El plan de adecentar la administración pública federal en que se ha embarcado Andrés Manuel López Obrador para ponerlo en marcha a partir del 1 de diciembre, podrá tener las imperfecciones naturales de un proceso que parece acelerado pero que se juzga indispensable.
Sin embargo, los cambios radicales que ha anticipado que aplicará y que para sus caros y viejos opositores tienen rasgos impositivos, tendrán que mostrar su eficacia en un plazo prudente, no solamente porque lo exigen las terribles circunstancias en que se encuentra la nación, sino porque de lo contrario serán tiros por la culata.
La descentralización administrativa, que se antoja temeraria, siempre ha sido una promesa inacabada. Desde hace más 40 años los sucesivos gobiernos la han arrastrado como oferta de modernidad y eficiencia en el quehacer gubernamental, pero ellos mismos la han atorado por sus altos costos financieros, de movilización de una burocracia electoralmente chantajista, por la pérdida de control político y de las posibilidades de venderse caro (hacer chanchullos a puerta de casa, pues).
La tal desconcentración se reveló más necesaria a raíz de los sismos de 1985 en la Ciudad de México. Se tomó la decisión terminante de llevar las dependencias federales al interior de la República, pero el entusiasmo duró lo que el luto por las pérdidas humanas en aquel entonces. Sólo Caminos y Puentes Federales de Ingresos se reubicó hasta donde sigue ahora, en Cuernavaca.
López Obrador sabe que la educación es uno de los temas que entraña una dificultad terrible. La trágica Reforma Educativa que Enrique Peña Nieto le encajó al país por encargo de organizaciones mundiales del comercio, fondos monetarios internacionales y/o bancos interamericanos de desarrollo, así como la carencia de un modelo educativo culturalmente coherente y la desobligación de los gobiernos en su compromiso constitucional de garantizarla a todo el pueblo, requiere de muchos sexenios para reparar los daños.
El haber dejado la educación en manos de una mujer cuasi analfabeta como lo es Elba Esther Gordillo y un Estado desligado en esta materia, ha cosechado resultados espantosos: se renunció a un modelo de educación científica y orientada socialmente, por una educación funcional, encaminada a la formación de jornaleros, con limitantes marca Conalep y promotora de la deserción escolar.
La austeridad, la equidad en el ingreso de la burocracia y la eliminación de prebendas y magni-pensiones, son otros aspectos que han comenzado a provocar reacciones virulentas en contra (incluso en secreto y hasta con fenomenales lloriqueos –remember Vicente Fox-), pero sobre los que López Obrador ha ofrecido ser inflexible.
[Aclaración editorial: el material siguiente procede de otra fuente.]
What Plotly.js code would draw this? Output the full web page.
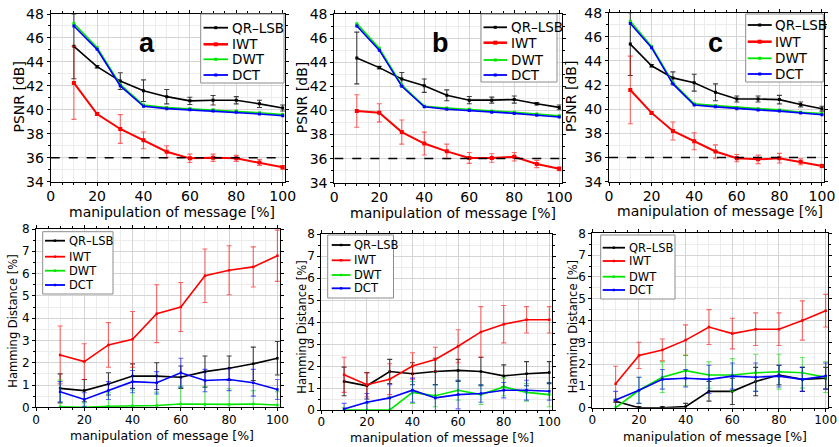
<!DOCTYPE html>
<html>
<head>
<meta charset="utf-8">
<script src="https://cdn.plot.ly/plotly-3.0.1.min.js"></script>
<style>html,body{margin:0;padding:0;background:#fff;}#chart{width:839px;height:447px;}</style>
</head>
<body>
<div id="chart"></div>
<script>
// ---------- data ----------
const manipulation = [10, 20, 30, 40, 50, 60, 70, 80, 90, 100];
const seriesNames = ["QR-LSB", "IWT", "DWT", "DCT"];
const legendLabels = ["QR–LSB", "IWT", "DWT", "DCT"];
const panelLetters = ["a", "b", "c"];
const psnrThreshold = 36;
const xTitle = "manipulation of message [%]";
const psnrTitle = "PSNR [dB]";
const hamTitle = "Hamming Distance [%]";

// PSNR [dB] panels a, b, c
const psnrA_QR  = [45.3, 43.6, 42.4, 41.6, 41.1, 40.75, 40.8, 40.8, 40.5, 40.15];
const psnrA_QRe = [2.7, 0.1, 0.7, 0.9, 0.6, 0.3, 0.4, 0.3, 0.3, 0.25];
const psnrA_IWT = [42.25, 39.65, 38.4, 37.45, 36.5, 35.95, 36.0, 35.95, 35.6, 35.2];
const psnrA_IWTe= [3.05, 0.1, 1.2, 0.7, 0.5, 0.35, 0.3, 0.25, 0.25, 0.15];
const psnrA_DWT = [47.2, 45.2, 42.1, 40.4, 40.2, 40.1, 40.0, 39.9, 39.75, 39.6];
const psnrA_DCT = [47.0, 45.05, 42.0, 40.3, 40.1, 40.0, 39.9, 39.8, 39.65, 39.5];

const psnrB_QR  = [44.35, 43.55, 42.6, 42.05, 41.25, 40.85, 40.85, 40.9, 40.55, 40.25];
const psnrB_QRe = [2.15, 0.1, 0.55, 0.55, 0.45, 0.3, 0.25, 0.3, 0.1, 0.2];
const psnrB_IWT = [39.95, 39.8, 38.2, 37.25, 36.6, 36.05, 36.05, 36.15, 35.55, 35.15];
const psnrB_IWTe= [1.35, 0.75, 1.0, 0.95, 0.6, 0.45, 0.35, 0.35, 0.3, 0.15];
const psnrB_DWT = [47.2, 45.15, 42.1, 40.35, 40.2, 40.1, 39.95, 39.85, 39.7, 39.55];
const psnrB_DCT = [47.0, 45.0, 42.0, 40.3, 40.1, 40.0, 39.85, 39.75, 39.6, 39.45];

const psnrC_QR  = [45.4, 43.6, 42.6, 42.2, 41.4, 40.85, 40.85, 40.8, 40.4, 40.05];
const psnrC_QRe = [2.6, 0.1, 0.5, 0.7, 0.7, 0.25, 0.25, 0.35, 0.2, 0.2];
const psnrC_IWT = [41.6, 39.7, 38.2, 37.35, 36.5, 35.95, 35.85, 35.95, 35.65, 35.3];
const psnrC_IWTe= [2.8, 0.1, 0.75, 0.7, 0.55, 0.3, 0.35, 0.4, 0.25, 0.15];
const psnrC_DWT = [47.3, 45.2, 42.2, 40.45, 40.3, 40.15, 40.05, 39.95, 39.75, 39.65];
const psnrC_DCT = [47.1, 45.1, 42.1, 40.35, 40.2, 40.05, 39.95, 39.85, 39.7, 39.55];

// Hamming distance [%] panels a, b, c
const hamA_QR  = [0.85, 0.75, 1.05, 1.4, 1.4, 1.35, 1.6, 1.75, 1.95, 2.2];
const hamA_QRe = [0.65, 0.5, 0.5, 0.55, 0.6, 0.5, 0.7, 0.55, 0.75, 0.75];
const hamA_IWT = [2.35, 2.05, 2.8, 3.05, 4.2, 4.5, 5.9, 6.15, 6.3, 6.8];
const hamA_IWTe= [1.3, 0.8, 1.0, 1.25, 1.3, 1.1, 1.2, 1.1, 0.9, 1.15];
const hamA_DWT = [0.02, 0.0, 0.05, 0.07, 0.08, 0.15, 0.13, 0.13, 0.15, 0.1];
const hamA_DWTe= [1.2, 0.2, 0.6, 0.7, 0.6, 0.8, 0.8, 0.7, 0.6, 0.6];
const hamA_DCT = [0.7, 0.35, 0.75, 1.15, 1.1, 1.55, 1.2, 1.25, 1.1, 0.8];
const hamA_DCTe= [0.45, 0.3, 0.4, 0.5, 0.5, 0.65, 0.5, 0.5, 0.6, 0.45];

const hamB_QR  = [1.3, 1.1, 1.75, 1.65, 1.75, 1.8, 1.75, 1.55, 1.65, 1.7];
const hamB_QRe = [0.65, 0.6, 0.55, 0.5, 0.6, 0.5, 0.65, 0.5, 0.55, 0.5];
const hamB_IWT = [1.6, 1.15, 1.4, 2.0, 2.3, 2.9, 3.55, 3.9, 4.1, 4.1];
const hamB_IWTe= [0.8, 0.55, 0.7, 0.6, 0.55, 0.75, 1.15, 0.85, 0.6, 0.6];
const hamB_DWT = [0.0, 0.0, 0.0, 0.8, 0.65, 0.9, 0.7, 1.05, 0.8, 0.7];
const hamB_DWTe= [0.1, 0.3, 0.6, 0.5, 0.5, 0.45, 0.45, 0.4, 0.4, 0.55];
const hamB_DCT = [0.05, 0.35, 0.55, 0.9, 0.55, 0.7, 0.75, 0.9, 0.9, 0.85];
const hamB_DCTe= [0.25, 0.4, 0.6, 0.55, 0.6, 0.65, 0.4, 0.35, 0.45, 0.4];

const hamC_QR  = [0.3, 0.0, 0.0, 0.05, 0.75, 0.75, 1.2, 1.5, 1.3, 1.35];
const hamC_QRe = [0.05, 0.05, 0.05, 0.15, 0.45, 0.6, 0.65, 0.45, 0.55, 0.5];
const hamC_IWT = [1.1, 2.4, 2.65, 3.1, 3.7, 3.4, 3.6, 3.6, 4.0, 4.45];
const hamC_IWTe= [0.8, 0.6, 0.5, 0.7, 0.8, 0.7, 0.75, 0.75, 0.9, 0.75];
const hamC_DWT = [0.0, 0.8, 1.4, 1.7, 1.5, 1.5, 1.6, 1.65, 1.6, 1.4];
const hamC_DWTe= [0.4, 0.6, 0.7, 0.7, 0.6, 0.75, 0.85, 0.8, 0.7, 0.7];
const hamC_DCT = [0.35, 0.8, 1.3, 1.35, 1.3, 1.45, 1.4, 1.45, 1.3, 1.45];
const hamC_DCTe= [0.4, 0.6, 0.45, 0.4, 0.65, 0.6, 0.65, 0.5, 0.55, 0.6];

// ---------- styling ----------
const W = 839, H = 447;
const colors = {"QR-LSB": "#000000", "IWT": "#ff0000", "DWT": "#00e600", "DCT": "#0000ff"};
const errColors = {"QR-LSB": "rgba(0,0,0,0.75)", "IWT": "rgba(255,0,0,0.6)", "DWT": "rgba(0,220,0,0.6)", "DCT": "rgba(0,0,255,0.6)"};
const FONT = "DejaVu Sans, Verdana, sans-serif";
const px2x = v => v / W;
const px2y = v => 1 - v / H;

// panel pixel geometry: [left, right, top, bottom]
const panelsPx = [
  [50.7, 285.0, 14.0, 181.7],
  [334.3, 561.5, 14.0, 182.7],
  [609.0, 824.1, 12.7, 181.7],
  [36.0, 279.8, 229.0, 407.3],
  [321.3, 551.6, 234.0, 410.0],
  [592.3, 828.0, 233.3, 407.7]
];
// axis title anchor pixels: [xTitleX, xTitleY, yTitleX, yTitleY]
const titlePx = [
  [171.7, 212.0, 19.0, 97.5],
  [452.8, 213.3, 302.7, 97.5],
  [720.0, 211.0, 571.0, 97.0],
  [161.7, 435.7, 12.7, 321.0],
  [442.2, 437.0, 301.7, 327.0],
  [714.5, 436.3, 573.3, 327.0]
];
// legend pixels: box [l, r, t, b], line [x0, x1], text x, entry ys
const legendPx = [
  {box: [200.7, 284.0, 14.0, 83.0], line: [203.5, 228.0], tx: 229.5, ys: [27.7, 44.3, 59.3, 75.0]},
  {box: [481.0, 557.0, 14.0, 82.0], line: [483.5, 507.0], tx: 508.5, ys: [27.3, 42.7, 60.0, 75.0]},
  {box: [745.7, 823.3, 14.0, 82.0], line: [747.7, 771.7], tx: 773.0, ys: [25.0, 41.7, 58.3, 74.0]},
  {box: [42.7, 113.0, 231.7, 294.0], line: [45.0, 65.0], tx: 66.5, ys: [240.7, 256.7, 270.7, 285.0]},
  {box: [327.7, 393.5, 235.0, 298.0], line: [331.7, 350.5], tx: 351.5, ys: [245.0, 260.3, 275.0, 288.3]},
  {box: [600.7, 675.0, 235.0, 299.0], line: [602.7, 625.0], tx: 626.5, ys: [247.7, 261.0, 276.7, 290.0]}
];
const letterPx = [[146.7, 43.0], [440.0, 43.0], [715.0, 43.0]];

const traces = [];
function addSeries(panel, name, y, err, isTop) {
  const idx = panel === 0 ? "" : String(panel + 1);
  const tr = {
    x: manipulation, y: y, name: name, type: "scatter", mode: "lines+markers",
    xaxis: "x" + idx, yaxis: "y" + idx, showlegend: false,
    line: {color: colors[name], width: isTop ? (name === "IWT" ? 2 : 1.6) : 1.6},
    marker: {color: colors[name], size: isTop ? (name === "IWT" ? 4 : 3) : 2.5, symbol: "square"}
  };
  if (err) {
    tr.error_y = {type: "data", array: err, visible: true, color: errColors[name], thickness: 1.1, width: 2.5};
  }
  traces.push(tr);
}

const psnrData = [
  [psnrA_QR, psnrA_QRe, psnrA_IWT, psnrA_IWTe, psnrA_DWT, psnrA_DCT],
  [psnrB_QR, psnrB_QRe, psnrB_IWT, psnrB_IWTe, psnrB_DWT, psnrB_DCT],
  [psnrC_QR, psnrC_QRe, psnrC_IWT, psnrC_IWTe, psnrC_DWT, psnrC_DCT]
];
psnrData.forEach((d, p) => {
  addSeries(p, "QR-LSB", d[0], d[1], true);
  addSeries(p, "IWT", d[2], d[3], true);
  addSeries(p, "DWT", d[4], null, true);
  addSeries(p, "DCT", d[5], null, true);
});
const hamData = [
  [hamA_QR, hamA_QRe, hamA_IWT, hamA_IWTe, hamA_DWT, hamA_DWTe, hamA_DCT, hamA_DCTe],
  [hamB_QR, hamB_QRe, hamB_IWT, hamB_IWTe, hamB_DWT, hamB_DWTe, hamB_DCT, hamB_DCTe],
  [hamC_QR, hamC_QRe, hamC_IWT, hamC_IWTe, hamC_DWT, hamC_DWTe, hamC_DCT, hamC_DCTe]
];
hamData.forEach((d, i) => {
  const p = i + 3;
  addSeries(p, "QR-LSB", d[0], d[1], false);
  addSeries(p, "IWT", d[2], d[3], false);
  addSeries(p, "DWT", d[4], d[5], false);
  addSeries(p, "DCT", d[6], d[7], false);
});

const layout = {
  width: W, height: H, margin: {l: 0, r: 0, t: 0, b: 0},
  paper_bgcolor: "#fff", plot_bgcolor: "#fff",
  font: {family: FONT, color: "#000"},
  showlegend: false,
  shapes: [], annotations: []
};

panelsPx.forEach((px, p) => {
  const idx = p === 0 ? "" : String(p + 1);
  const isTop = p < 3;
  const tickSize = isTop ? 14 : 12;
  const xTitleSize = isTop ? 14 : 12.5;
  const yTitleSize = isTop ? 14 : 11.5;
  layout["xaxis" + idx] = {
    domain: [px2x(px[0]), px2x(px[1])],
    anchor: "y" + idx,
    range: [0, 101], dtick: 20, tick0: 0,
    showline: true, linecolor: "#000", linewidth: 1, mirror: "ticks",
    ticks: "outside", ticklen: 3, tickcolor: "#000",
    ticklabelstandoff: -2,
    showgrid: true, gridcolor: "#d4d4d4", gridwidth: 1,
    minor: {dtick: 5, showgrid: true, gridcolor: "#ececec", ticks: "outside", ticklen: 2, tickcolor: "#000"},
    zeroline: false,
    tickfont: {size: tickSize, family: FONT, color: "#000"},
    automargin: false
  };
  layout["yaxis" + idx] = {
    domain: [px2y(px[3]), px2y(px[2])],
    anchor: "x" + idx,
    range: isTop ? [34, 48] : [0, 8], dtick: isTop ? 2 : 1,
    showline: true, linecolor: "#000", linewidth: 1, mirror: "ticks",
    ticks: "outside", ticklen: 3, tickcolor: "#000",
    showgrid: true, gridcolor: "#d4d4d4", gridwidth: 1,
    minor: {dtick: isTop ? 1 : 0.5, showgrid: true, gridcolor: "#ececec", ticks: "outside", ticklen: 2, tickcolor: "#000"},
    zeroline: false,
    tickfont: {size: tickSize, family: FONT, color: "#000"},
    automargin: false
  };
  // axis titles as text annotations
  const t = titlePx[p];
  layout.annotations.push({
    xref: "paper", yref: "paper", x: px2x(t[0]), y: px2y(t[1]),
    xanchor: "center", yanchor: "middle", showarrow: false,
    text: xTitle, font: {size: xTitleSize, family: FONT, color: "#000"}
  });
  layout.annotations.push({
    xref: "paper", yref: "paper", x: px2x(t[2]), y: px2y(t[3]),
    xanchor: "center", yanchor: "middle", showarrow: false, textangle: -90,
    text: isTop ? psnrTitle : hamTitle, font: {size: yTitleSize, family: FONT, color: "#000"}
  });
  // legend box
  const lg = legendPx[p];
  layout.shapes.push({
    type: "rect", xref: "paper", yref: "paper",
    x0: px2x(lg.box[0]), x1: px2x(lg.box[1]), y0: px2y(lg.box[3]), y1: px2y(lg.box[2]),
    line: {color: "#8c8c8c", width: 1}, fillcolor: "#ffffff", layer: "above"
  });
  seriesNames.forEach((nm, k) => {
    const yy = px2y(lg.ys[k]);
    const lw = isTop ? (nm === "IWT" ? 2.5 : 1.8) : 1.8;
    layout.shapes.push({
      type: "line", xref: "paper", yref: "paper",
      x0: px2x(lg.line[0]), x1: px2x(lg.line[1]), y0: yy, y1: yy,
      line: {color: colors[nm], width: lw}, layer: "above"
    });
    const cx = (lg.line[0] + lg.line[1]) / 2;
    const ms = isTop ? (nm === "IWT" ? 2 : 1.5) : 1.2;
    layout.shapes.push({
      type: "rect", xref: "paper", yref: "paper",
      x0: px2x(cx - ms), x1: px2x(cx + ms), y0: px2y(lg.ys[k] + ms), y1: px2y(lg.ys[k] - ms),
      line: {width: 0}, fillcolor: colors[nm], layer: "above"
    });
    layout.annotations.push({
      xref: "paper", yref: "paper", x: px2x(lg.tx), y: yy,
      xanchor: "left", yanchor: "middle", showarrow: false,
      text: legendLabels[k], font: {size: isTop ? 13.5 : 11.5, family: FONT, color: "#000"}
    });
  });
  if (isTop) {
    layout.shapes.push({
      type: "line", xref: "x" + idx, yref: "y" + idx,
      x0: 0, x1: 100, y0: psnrThreshold, y1: psnrThreshold,
      line: {color: "#000", width: 1.5, dash: "dash"}
    });
    layout.annotations.push({
      xref: "paper", yref: "paper",
      x: px2x(letterPx[p][0]), y: px2y(letterPx[p][1]),
      xanchor: "center", yanchor: "middle",
      text: "<b>" + panelLetters[p] + "</b>", showarrow: false,
      font: {size: 27, family: "Liberation Sans, Arial, sans-serif", color: "#000"}
    });
  }
});

Plotly.newPlot("chart", traces, layout, {displayModeBar: false, staticPlot: true});
</script>
</body>
</html>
Cierto es que la cultura de la honradez no se da por decreto, pero la anunciada cruzada contra la corrupción en todos los ámbitos requerirá de instituciones y colaboradores leales, otro asunto que se anticipa complicado porque existen dudas respecto de la probidad de quienes la aplicarán.
El combate a la impunidad, la devolución de la certeza jurídica y de la seguridad pública a la gran mayoría de los mexicanos ofendidos y torturados por las mismas instituciones que eligió y sostiene, tampoco son cosas menores. Empujar planes sólidos para generar empleos, rescatar la industria energética, amortiguar la carestía de la vida, dignificar al mexicano insultado en su propia tierra, modificar la conducta entreguista de la actual y anteriores administraciones federales frente a los imperios financieros del exterior, son tareas irrenunciables… Al menos, existen en los nuevos planes sexenales.
Es indiscutible que el país necesita una pacificación a largo plazo, una eficiencia administrativa permanente, una blindada cultura por la honradez. Todo podrá estar sujeto a revisión en esta nueva etapa de gobierno y deberá justificar su implementación con resultados de eficacia que necesariamente deberán darse. Pero de nada servirán si son efímeros.
Y habrá que esperar, porque seis años parecen pocos para que cuajen, para el Estado moderno que López Obrador ha trazado, las nuevas caras decentes en los ámbitos administrativos federal, estatal y municipal. De la mano va el Legislativo.
Los fallos que produzcan, en cambio, serán carroña suficiente para alimentar el escarnio y el descrédito.